Le 27 août 1572, le massacre des protestants commence à Troyes. Les arrestations, les visites domiciliaires, les assassinats particuliers sont couronnés le 4 septembre, par cet égorgement épouvantable. Les Huguenots enfermés aux prisons du Rondeau, comme on nommait alors le château à cause de sa disposition circulaire, sont massacrés sur les ordres du bailli Anne de Vaudrey," par des sicaires (assassins gagés) qu’on avait eu le soin d’enivrer. Un homme dont le nom flétri a passé à la postérité, Barthélemy Carlot, tonnelier, égorgea à lui seul 30 prisonniers ! ". On peut juger des proportions du massacre" le sang, coulant en ruisseau, alla teindre les eaux du ru Cordé". Une vaste fosse creusée derrière la chapelle reçoit les cadavres des victimes. Triste contraste, une salle de danse convertie en garde-meubles des commissaires-priseurs, s’est élevée sur l’emplacement.
Le bailli n’a pas la triste excuse d’un ordre supérieur. Au contraire, malgré l’ordre reçu depuis 2 jours, d’épargner et de mettre en liberté les protestants, il veut que les massacres de Troyes deviennent le lugubre pendant de ceux de Paris. Et, quand les malheureux enfermés aux prisons du château sont massacrés, il fait publier les ordres qu’il a reçus et dissimulés.

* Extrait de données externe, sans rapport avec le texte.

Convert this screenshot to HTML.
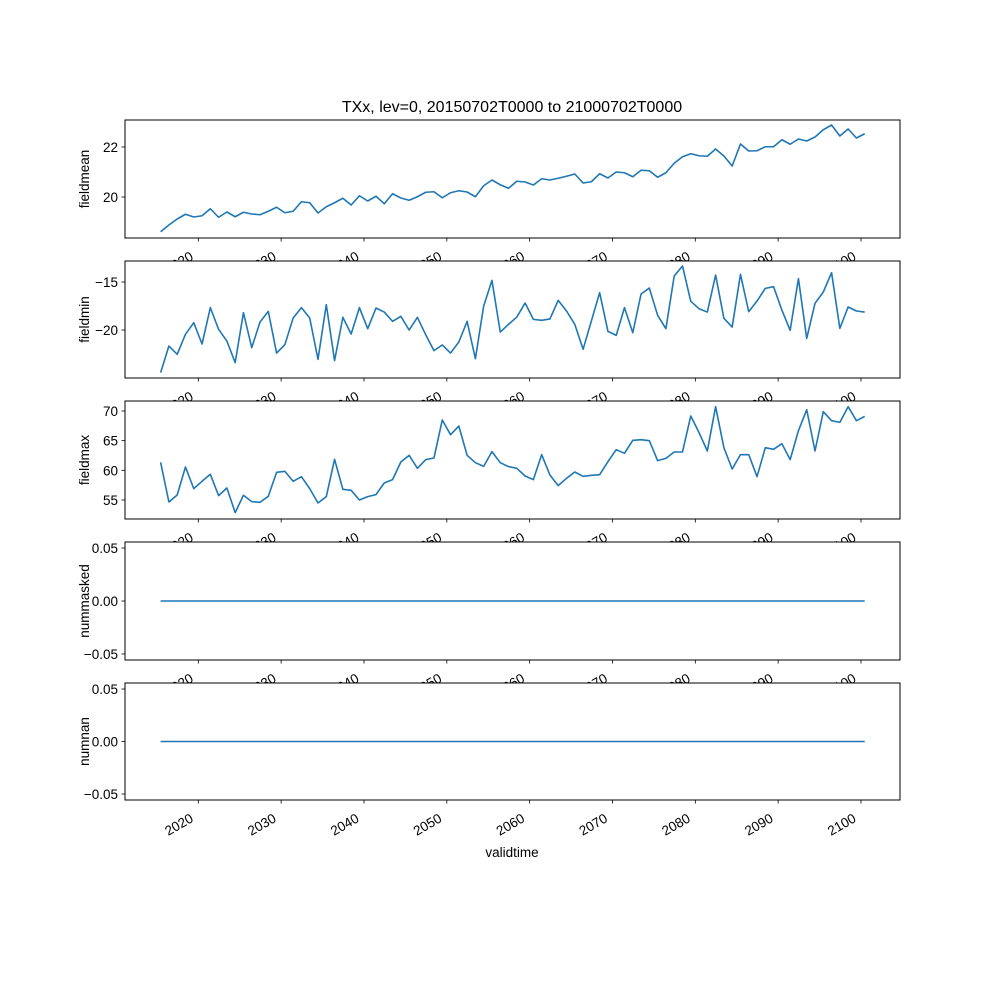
<!DOCTYPE html>
<html><head><meta charset="utf-8"><style>
body{margin:0;background:#fff}
svg text{font-family:"Liberation Sans","DejaVu Sans",sans-serif;fill:#000}
</style></head><body>
<svg id="chart" width="1000" height="1000" xmlns="http://www.w3.org/2000/svg">
<text x="512" y="112" font-size="16" text-anchor="middle">TXx, lev=0, 20150702T0000 to 21000702T0000</text>
<text x="512" y="857" font-size="13.5" text-anchor="middle">validtime</text>
</svg>
<script>
const years = [];
for (let y = 2015; y <= 2100; y++) years.push(y);
const fieldmean = [18.61,18.88,19.12,19.31,19.2,19.25,19.53,19.19,19.4,19.21,19.39,19.32,19.29,19.43,19.59,19.37,19.43,19.81,19.77,19.36,19.61,19.77,19.95,19.68,20.05,19.84,20.03,19.73,20.13,19.96,19.87,20.01,20.19,20.21,19.97,20.17,20.25,20.2,20.01,20.45,20.68,20.49,20.35,20.63,
20.6,20.48,20.73,20.68,20.75,20.83,20.92,20.56,20.61,20.93,20.76,21.0,20.97,20.81,21.07,21.05,20.79,20.97,21.35,21.61,21.73,21.65,21.63,21.92,21.64,21.24,22.12,21.84,21.85,22.01,22.01,22.29,22.11,22.32,22.24,22.4,22.69,22.88,22.44,22.72,22.36,22.53];
const fieldmin = [-24.44,-21.67,-22.53,-20.45,-19.24,-21.46,-17.67,-19.93,-21.15,-23.4,-18.19,-21.84,-19.17,-18.06,-22.4,-21.53,-18.75,-17.67,-18.75,-23.06,-17.36,-23.19,-18.68,-20.42,-17.67,-19.86,-17.71,-18.13,-19.1,-18.58,-20,-18.68,-20.49,-22.15,-21.56,-22.4,-21.25,-19.1,-22.99,-17.5,-14.83,-20.21,-19.41,-18.65,
-17.19,-18.89,-18.99,-18.85,-16.91,-18.02,-19.41,-22.01,-19.06,-16.11,-20.14,-20.56,-17.67,-20.28,-16.25,-15.63,-18.47,-19.86,-14.38,-13.33,-17.01,-17.78,-18.13,-14.27,-18.78,-19.69,-14.2,-18.09,-16.98,-15.66,-15.49,-17.92,-20.03,-14.65,-20.87,-17.22,-16.04,-14.03,-19.83,-17.6,-18.02,-18.13];
const fieldmax = [61.35,54.66,55.84,60.56,56.91,58.15,59.33,55.73,57.02,52.87,55.79,54.72,54.61,55.62,59.66,59.83,58.15,58.93,56.91,54.49,55.56,61.85,56.8,56.63,55.0,55.56,55.9,57.87,58.43,61.4,62.53,60.34,61.8,62.08,68.48,66.01,67.47,62.53,61.29,60.67,63.15,61.29,60.62,60.34,
59.04,58.43,62.64,59.21,57.42,58.65,59.72,58.99,59.16,59.27,61.46,63.48,62.87,65.06,65.17,65.0,61.63,62.02,63.09,63.09,69.16,66.35,63.26,70.73,63.82,60.22,62.64,62.64,58.93,63.82,63.54,64.49,61.8,66.69,70.22,63.26,69.89,68.37,68.09,70.73,68.37,69.1];
const nummasked = years.map(() => 0);
const numnan = years.map(() => 0);
const xTicks = [2020,2030,2040,2050,2060,2070,2080,2090,2100];

const panels = [
  {name:'fieldmean', data:fieldmean, top:120, bot:238, min:18.36, max:23.08, ticks:[20,22], fmt:v=>String(v)},
  {name:'fieldmin', data:fieldmin, top:261, bot:378, min:-25.0, max:-12.81, ticks:[-20,-15], fmt:v=>'\u2212'+Math.abs(v)},
  {name:'fieldmax', data:fieldmax, top:401, bot:519, min:51.79, max:71.69, ticks:[55,60,65,70], fmt:v=>String(v)},
  {name:'nummasked', data:nummasked, top:542, bot:660, min:-0.0557, max:0.0557, ticks:[-0.05,0,0.05], fmt:v=>(v<0?'\u2212':'')+Math.abs(v).toFixed(2)},
  {name:'numnan', data:numnan, top:683, bot:800, min:-0.0557, max:0.0557, ticks:[-0.05,0,0.05], fmt:v=>(v<0?'\u2212':'')+Math.abs(v).toFixed(2)}
];
const L = 125, R = 900, xMin = 2011.15, xMax = 2104.71;
const xs = y => L + (y - xMin) / (xMax - xMin) * (R - L);
const NS = 'http://www.w3.org/2000/svg';
const svg = document.getElementById('chart');
function mk(tag, attrs, parent) {
  const e = document.createElementNS(NS, tag);
  for (const k in attrs) e.setAttribute(k, attrs[k]);
  (parent || svg).appendChild(e);
  return e;
}
panels.forEach(p => {
  const g = mk('g', {});
  
  
  const ys = v => p.bot - (v - p.min) / (p.max - p.min) * (p.bot - p.top);
  const bg = mk('rect', {x:L, y:p.top, width:R-L, height:p.bot-p.top, fill:'#fff'}, g);
  
  
  const pts = p.data.map((v, i) => xs(years[i] + 0.45).toFixed(2) + ',' + ys(v).toFixed(2)).join(' ');
  const line = mk('polyline', {points:pts, fill:'none', stroke:'#1f77b4', 'stroke-width':1.6, 'stroke-linejoin':'round'}, g);
  
  
  const frame = mk('rect', {x:L, y:p.top, width:R-L, height:p.bot-p.top, fill:'none', stroke:'#000', 'stroke-width':1}, g);
  
  
  p.ticks.forEach(t => {
    const y = ys(t);
    mk('line', {x1:L-3.5, x2:L, y1:y, y2:y, stroke:'#000', 'stroke-width':0.8}, g);
    const tl = mk('text', {x:L-7, y:y+5, 'font-size':13.5, 'text-anchor':'end'}, g);
    
    
    tl.textContent = p.fmt(t);
  });
  const yl = mk('text', {transform:'translate(89,' + ((p.top + p.bot) / 2) + ') rotate(-90)', 'font-size':13.5, 'text-anchor':'middle'}, g);
  
  
  yl.textContent = p.name;
  xTicks.forEach(t => {
    const x = xs(t);
    mk('line', {x1:x, x2:x, y1:p.bot, y2:p.bot+3.5, stroke:'#000', 'stroke-width':0.8}, g);
    const xl = mk('text', {transform:'translate(' + (x - 4) + ',' + (p.bot + 21) + ') rotate(-30)', 'font-size':13.5, 'text-anchor':'end'}, g);
    
    
    xl.textContent = String(t);
  });
});
</script>
</body></html>
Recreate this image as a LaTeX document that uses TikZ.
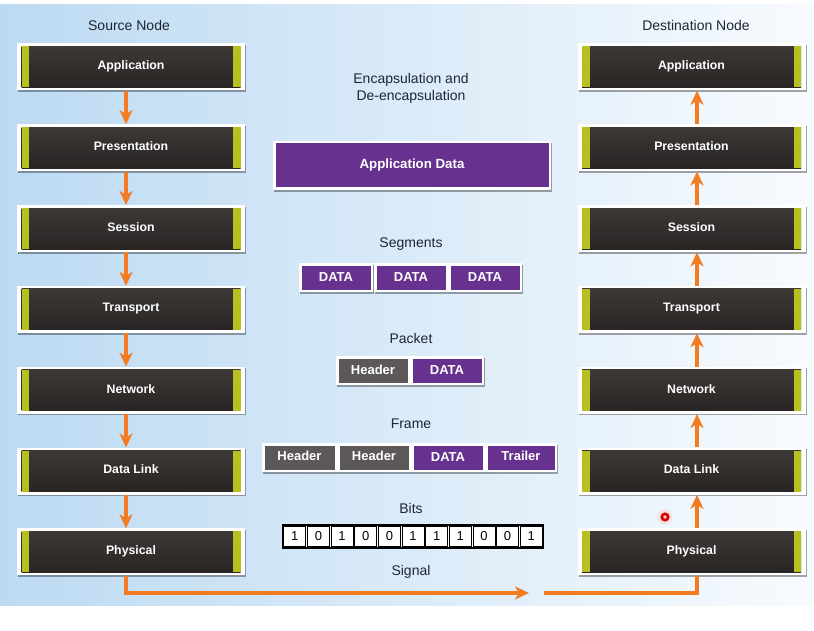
\documentclass[tikz,border=0pt]{standalone}
\usepackage{fontspec}
\setmainfont{Liberation Sans}
\usetikzlibrary{arrows.meta,shadows}

\definecolor{bgL}{HTML}{BCDAF2}
\definecolor{bgM}{HTML}{E3EFFA}
\definecolor{bgR}{HTML}{F8FBFE}
\definecolor{darkTop}{HTML}{3E3A38}
\definecolor{darkBot}{HTML}{272322}
\definecolor{stripe}{HTML}{B8C020}
\definecolor{pdu}{HTML}{67318F}
\definecolor{hdr}{HTML}{5C5858}
\definecolor{flowc}{HTML}{F37C22}
\definecolor{caption}{HTML}{1E2633}

\tikzset{
  boxshadow/.style={drop shadow={shadow xshift=1pt,shadow yshift=-1.6pt,opacity=.35,fill=black}},
  layer/.style={minimum width=228pt,minimum height=47pt,inner sep=0pt,fill=white,boxshadow,
    text=white,font=\bfseries\fontsize{12.3}{14}\selectfont,
    path picture={
      \fill[top color=darkTop,bottom color=darkBot]
        ([shift={(4.5pt,-3pt)}]path picture bounding box.north west) rectangle
        ([shift={(-4.5pt,3pt)}]path picture bounding box.south east);
      \fill[stripe]
        ([shift={(4.5pt,-3pt)}]path picture bounding box.north west) rectangle
        ([shift={(12pt,3pt)}]path picture bounding box.south west);
      \fill[stripe]
        ([shift={(-12pt,-3pt)}]path picture bounding box.north east) rectangle
        ([shift={(-4.5pt,3pt)}]path picture bounding box.south east);
    }},
  unit/.style={minimum height=29pt,inner sep=0pt,fill=white,boxshadow,
    text=white,font=\bfseries\fontsize{13}{15}\selectfont,
    path picture={
      \fill[#1]
        ([shift={(2.5pt,-2.5pt)}]path picture bounding box.north west) rectangle
        ([shift={(-2.5pt,2.5pt)}]path picture bounding box.south east);
    }},
  databox/.style={unit=pdu,minimum width=74pt},
  hdrbox/.style={unit=hdr,minimum width=74pt},
  caption/.style={text=caption,font=\fontsize{14}{17}\selectfont,align=center},
  flow/.style={draw=flowc,line width=3.6pt,-{Stealth[length=14pt,width=13pt,inset=4pt]}},
  flowline/.style={draw=flowc,line width=3.6pt},
  bitcell/.style={draw=black,line width=0.8pt,fill=white,minimum width=22pt,minimum height=20pt,
    inner sep=0pt,font=\fontsize{13}{15}\selectfont},
}

\begin{document}
\begin{tikzpicture}[x=1pt,y=-1pt]
\useasboundingbox (0,0) rectangle (814,631);
% backdrop
\shade[left color=bgL,middle color=bgM,right color=bgR] (0,5) rectangle (814,605);

% column titles
\node[caption] (srcT) at (129,25) {Source Node};
\node[caption] (dstT) at (696,25) {Destination Node};

% OSI layer stacks
\foreach \i/\name in {1/Application,2/Presentation,3/Session,4/Transport,5/Network,6/Data Link,7/Physical}{
  \node[layer] (l\i) at (131,{67+(\i-1)*80.83}) {\raisebox{3.5pt}{\name}};
  \node[layer] (r\i) at (691.5,{67+(\i-1)*80.83}) {\raisebox{3.5pt}{\name}};
}

% downward flow through the sender, upward through the receiver
\foreach \a/\b in {1/2,2/3,3/4,4/5,5/6,6/7}{
  \draw[flow] ([xshift=-5pt]l\a.south) -- ([xshift=-5pt]l\b.north);
  \draw[flow] ([xshift=5.5pt]r\b.north) -- ([xshift=5.5pt]r\a.south);
}

% signal across the medium
\coordinate (sigA) at (529,593);
\coordinate (sigB) at (544,593);
\draw[flow] ([xshift=-5pt]l7.south) |- (sigA);
\draw[flowline] (sigB) -| ([xshift=5.5pt]r7.south);

% encapsulation units
\node[caption] (encT) at (411,88) {Encapsulation and\\De-encapsulation};

\node[unit=pdu,minimum width=278pt,minimum height=49pt,font=\bfseries\fontsize{13.3}{15}\selectfont] (appd) at (412,165.5) {Application Data};

\node[caption] (segT) at (411,244) {Segments};
\node[databox] (seg1) at (336,277.5) {DATA};
\node[databox] (seg2) at (411,277.5) {DATA};
\node[databox] (seg3) at (485,277.5) {DATA};

\node[caption] (pktT) at (411,338) {Packet};
\node[hdrbox] (pkH) at (373,370.5) {\raisebox{2pt}{Header}};
\node[databox] (pkD) at (447,370.5) {DATA};

\node[caption] (frmT) at (411,424) {Frame};
\node[hdrbox,minimum width=75pt] (frH1) at (299.5,457.5) {\raisebox{2.5pt}{Header}};
\node[hdrbox] (frH2) at (374,457.5) {\raisebox{2.5pt}{Header}};
\node[databox] (frD) at (448,457.5) {DATA};
\node[databox,minimum width=72pt] (frT) at (521,457.5) {\raisebox{2.5pt}{Trailer}};

\node[caption] (bitT) at (411,508) {Bits};
\draw[line width=1.4pt,fill=white] (283,525) rectangle (543,548);
\foreach \k/\v in {1/1,2/0,3/1,4/0,5/0,6/1,7/1,8/1,9/0,10/0,11/1}{
  \node[bitcell] (b\k) at ({283+(\k-0.5)*260/11},536.5) {\v};
}

\node[caption] (sigT) at (411,572) {Signal};

% pointer mark
\fill[red!20,opacity=.5] (665,517) circle (7.5pt);
\fill[red!85!black] (665,517) circle (4.6pt);
\fill[red!15] (665,517) circle (1.8pt);
\end{tikzpicture}
\end{document}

De particulière qu’elle est jusque là, la Ligue devient officielle. Le duc de Guise décide la municipalité, qui prend officiellement parti pour l’association, et s’engage en 1577, à fournir des hommes et des chevaux. Alors, les persécutions redoublent de vigueur, après quelques hésitations et des scrupules du corps de ville dissipée par le duc de Guise. Les particuliers riches, lèvent des troupes pour tenir garnison au nom de l’association. Le corps de ville décide l’expulsion absolue des Huguenots. Les arrestations se succèdent, puis, l’affiliation se discrédite au point de faire repousser le duc de Guise.
Arrivées au point où elles en sont, les passions ne sont pas faciles à calmer. Il y a trop de sang versé de part et d’autre. Les haines sont trop profondes pour que la voix de la raison soit écoutée, et pour que les partis consentent à désarmer. La Ligue, maîtresse absolue de Troyes, fait émigrer les dissidents ou les force à dissimuler.
L’Edit de Nantes (13 avril 1598) a alors seul le pouvoir de ramener la tranquillité, sans éteindre cependant le vieux levain qui entretient les rancunes réciproques des calvinistes et des catholiques. Sa révocation sous Louis XIV, ramène les persécutions et est le signal de cette immense émigration qui arrache à la France une foule de familles obligées de demander à l’étranger la tolérance et la liberté que leur refuse la mère-patrie.